▸ Supplied material:
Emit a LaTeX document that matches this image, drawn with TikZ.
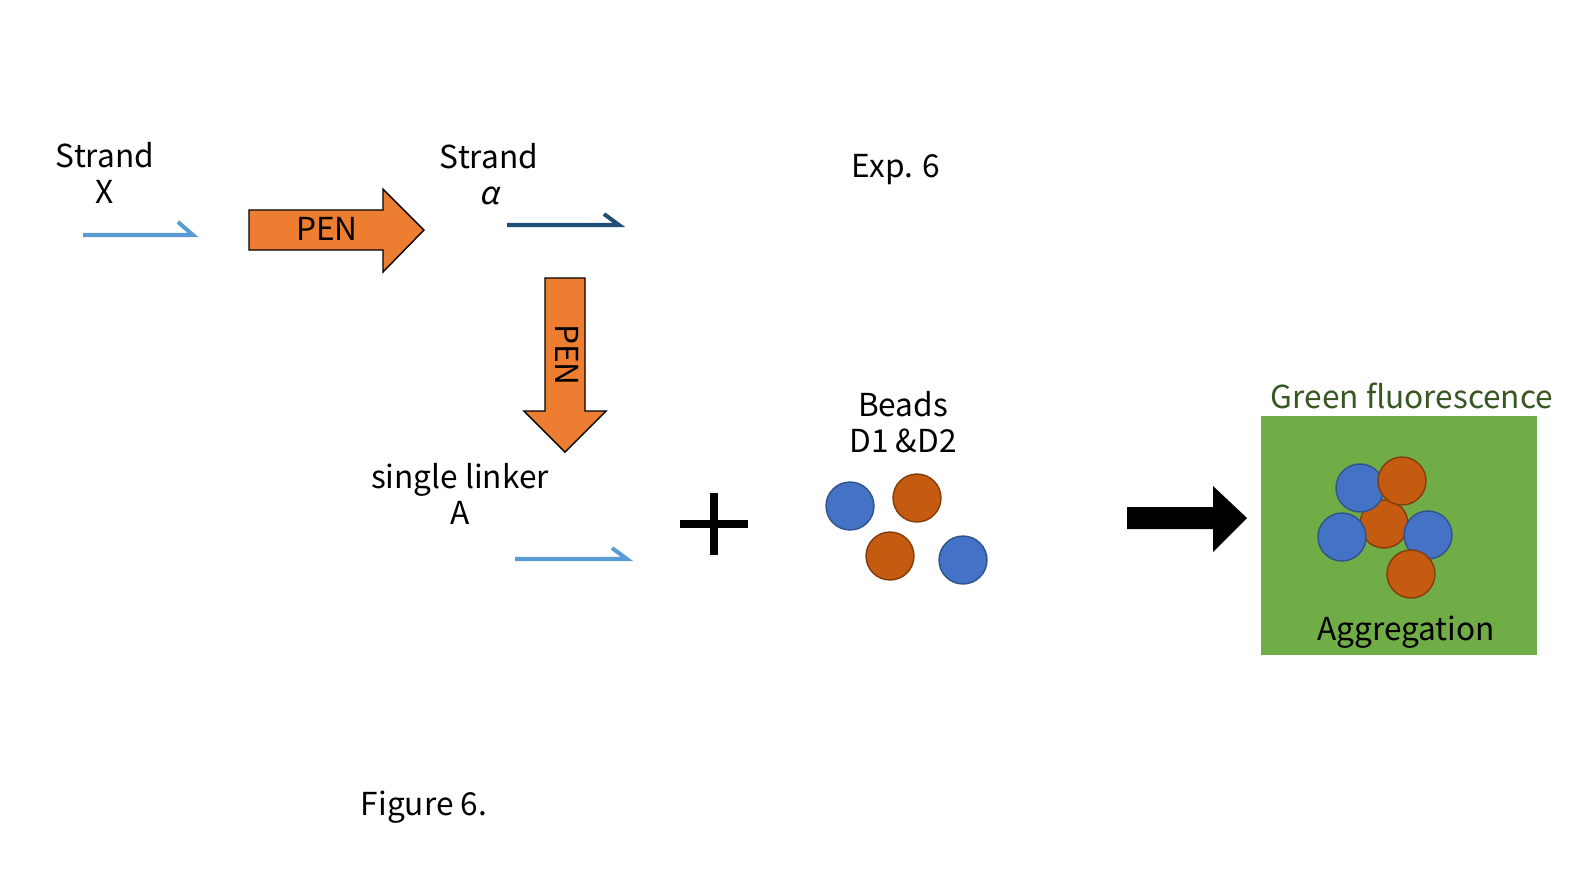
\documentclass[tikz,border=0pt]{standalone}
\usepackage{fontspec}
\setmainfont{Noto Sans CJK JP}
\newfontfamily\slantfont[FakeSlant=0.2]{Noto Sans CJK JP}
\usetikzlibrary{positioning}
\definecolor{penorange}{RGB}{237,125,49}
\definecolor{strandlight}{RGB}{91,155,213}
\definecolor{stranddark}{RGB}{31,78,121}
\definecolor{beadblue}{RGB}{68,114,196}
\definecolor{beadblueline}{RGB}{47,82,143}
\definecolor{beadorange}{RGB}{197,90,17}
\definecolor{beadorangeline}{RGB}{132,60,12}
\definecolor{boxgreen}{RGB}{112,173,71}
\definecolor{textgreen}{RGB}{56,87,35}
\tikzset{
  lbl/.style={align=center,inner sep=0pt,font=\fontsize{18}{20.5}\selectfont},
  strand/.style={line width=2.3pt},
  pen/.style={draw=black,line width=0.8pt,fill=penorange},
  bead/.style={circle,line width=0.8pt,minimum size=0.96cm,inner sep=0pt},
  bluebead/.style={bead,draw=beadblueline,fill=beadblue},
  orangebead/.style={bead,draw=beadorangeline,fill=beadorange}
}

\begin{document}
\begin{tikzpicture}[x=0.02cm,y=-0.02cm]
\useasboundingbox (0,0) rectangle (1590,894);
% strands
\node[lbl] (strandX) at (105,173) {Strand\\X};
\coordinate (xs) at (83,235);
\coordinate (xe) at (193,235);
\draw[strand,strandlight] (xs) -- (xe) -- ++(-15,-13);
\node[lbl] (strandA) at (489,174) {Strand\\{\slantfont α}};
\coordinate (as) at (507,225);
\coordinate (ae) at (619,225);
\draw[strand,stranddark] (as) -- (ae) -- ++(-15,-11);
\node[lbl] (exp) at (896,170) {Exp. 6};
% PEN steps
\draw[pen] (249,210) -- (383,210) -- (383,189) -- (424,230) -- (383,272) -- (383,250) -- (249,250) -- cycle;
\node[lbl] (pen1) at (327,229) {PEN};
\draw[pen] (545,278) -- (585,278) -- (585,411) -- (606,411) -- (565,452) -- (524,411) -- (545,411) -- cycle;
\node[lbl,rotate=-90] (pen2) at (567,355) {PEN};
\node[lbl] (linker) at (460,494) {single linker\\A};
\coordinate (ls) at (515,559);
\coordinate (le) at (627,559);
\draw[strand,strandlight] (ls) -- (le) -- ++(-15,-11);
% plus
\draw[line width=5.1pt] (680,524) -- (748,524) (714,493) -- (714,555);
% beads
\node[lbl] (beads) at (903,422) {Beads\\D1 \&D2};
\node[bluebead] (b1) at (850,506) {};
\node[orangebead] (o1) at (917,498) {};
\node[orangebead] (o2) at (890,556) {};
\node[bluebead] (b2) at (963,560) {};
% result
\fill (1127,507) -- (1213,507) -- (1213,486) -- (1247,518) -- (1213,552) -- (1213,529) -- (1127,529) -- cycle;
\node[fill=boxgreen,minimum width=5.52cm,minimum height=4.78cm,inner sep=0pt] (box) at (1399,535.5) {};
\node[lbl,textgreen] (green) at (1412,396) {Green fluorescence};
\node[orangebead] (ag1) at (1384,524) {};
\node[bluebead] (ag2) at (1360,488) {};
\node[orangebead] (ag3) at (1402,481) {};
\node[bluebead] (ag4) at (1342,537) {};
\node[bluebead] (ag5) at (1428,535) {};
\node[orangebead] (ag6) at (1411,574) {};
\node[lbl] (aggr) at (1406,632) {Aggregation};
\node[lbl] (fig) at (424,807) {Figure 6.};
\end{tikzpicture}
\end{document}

▸ Exercise prompt: Repeat the lines above exactly, and keep every picture out.

▸ Exercise answer:
Emit a LaTeX document that matches this image, drawn with TikZ.
\documentclass[tikz,border=0pt]{standalone}
\usepackage{fontspec}
\setmainfont{Noto Sans CJK JP}
\newfontfamily\slantfont[FakeSlant=0.2]{Noto Sans CJK JP}
\usetikzlibrary{positioning}
\definecolor{penorange}{RGB}{237,125,49}
\definecolor{strandlight}{RGB}{91,155,213}
\definecolor{stranddark}{RGB}{31,78,121}
\definecolor{beadblue}{RGB}{68,114,196}
\definecolor{beadblueline}{RGB}{47,82,143}
\definecolor{beadorange}{RGB}{197,90,17}
\definecolor{beadorangeline}{RGB}{132,60,12}
\definecolor{boxgreen}{RGB}{112,173,71}
\definecolor{textgreen}{RGB}{56,87,35}
\tikzset{
  lbl/.style={align=center,inner sep=0pt,font=\fontsize{18}{20.5}\selectfont},
  strand/.style={line width=2.3pt},
  pen/.style={draw=black,line width=0.8pt,fill=penorange},
  bead/.style={circle,line width=0.8pt,minimum size=0.96cm,inner sep=0pt},
  bluebead/.style={bead,draw=beadblueline,fill=beadblue},
  orangebead/.style={bead,draw=beadorangeline,fill=beadorange}
}

\begin{document}
\begin{tikzpicture}[x=0.02cm,y=-0.02cm]
\useasboundingbox (0,0) rectangle (1590,894);
% strands
\node[lbl] (strandX) at (105,173) {Strand\\X};
\coordinate (xs) at (83,235);
\coordinate (xe) at (193,235);
\draw[strand,strandlight] (xs) -- (xe) -- ++(-15,-13);
\node[lbl] (strandA) at (489,174) {Strand\\{\slantfont α}};
\coordinate (as) at (507,225);
\coordinate (ae) at (619,225);
\draw[strand,stranddark] (as) -- (ae) -- ++(-15,-11);
\node[lbl] (exp) at (896,170) {Exp. 6};
% PEN steps
\draw[pen] (249,210) -- (383,210) -- (383,189) -- (424,230) -- (383,272) -- (383,250) -- (249,250) -- cycle;
\node[lbl] (pen1) at (327,229) {PEN};
\draw[pen] (545,278) -- (585,278) -- (585,411) -- (606,411) -- (565,452) -- (524,411) -- (545,411) -- cycle;
\node[lbl,rotate=-90] (pen2) at (567,355) {PEN};
\node[lbl] (linker) at (460,494) {single linker\\A};
\coordinate (ls) at (515,559);
\coordinate (le) at (627,559);
\draw[strand,strandlight] (ls) -- (le) -- ++(-15,-11);
% plus
\draw[line width=5.1pt] (680,524) -- (748,524) (714,493) -- (714,555);
% beads
\node[lbl] (beads) at (903,422) {Beads\\D1 \&D2};
\node[bluebead] (b1) at (850,506) {};
\node[orangebead] (o1) at (917,498) {};
\node[orangebead] (o2) at (890,556) {};
\node[bluebead] (b2) at (963,560) {};
% result
\fill (1127,507) -- (1213,507) -- (1213,486) -- (1247,518) -- (1213,552) -- (1213,529) -- (1127,529) -- cycle;
\node[fill=boxgreen,minimum width=5.52cm,minimum height=4.78cm,inner sep=0pt] (box) at (1399,535.5) {};
\node[lbl,textgreen] (green) at (1412,396) {Green fluorescence};
\node[orangebead] (ag1) at (1384,524) {};
\node[bluebead] (ag2) at (1360,488) {};
\node[orangebead] (ag3) at (1402,481) {};
\node[bluebead] (ag4) at (1342,537) {};
\node[bluebead] (ag5) at (1428,535) {};
\node[orangebead] (ag6) at (1411,574) {};
\node[lbl] (aggr) at (1406,632) {Aggregation};
\node[lbl] (fig) at (424,807) {Figure 6.};
\end{tikzpicture}
\end{document}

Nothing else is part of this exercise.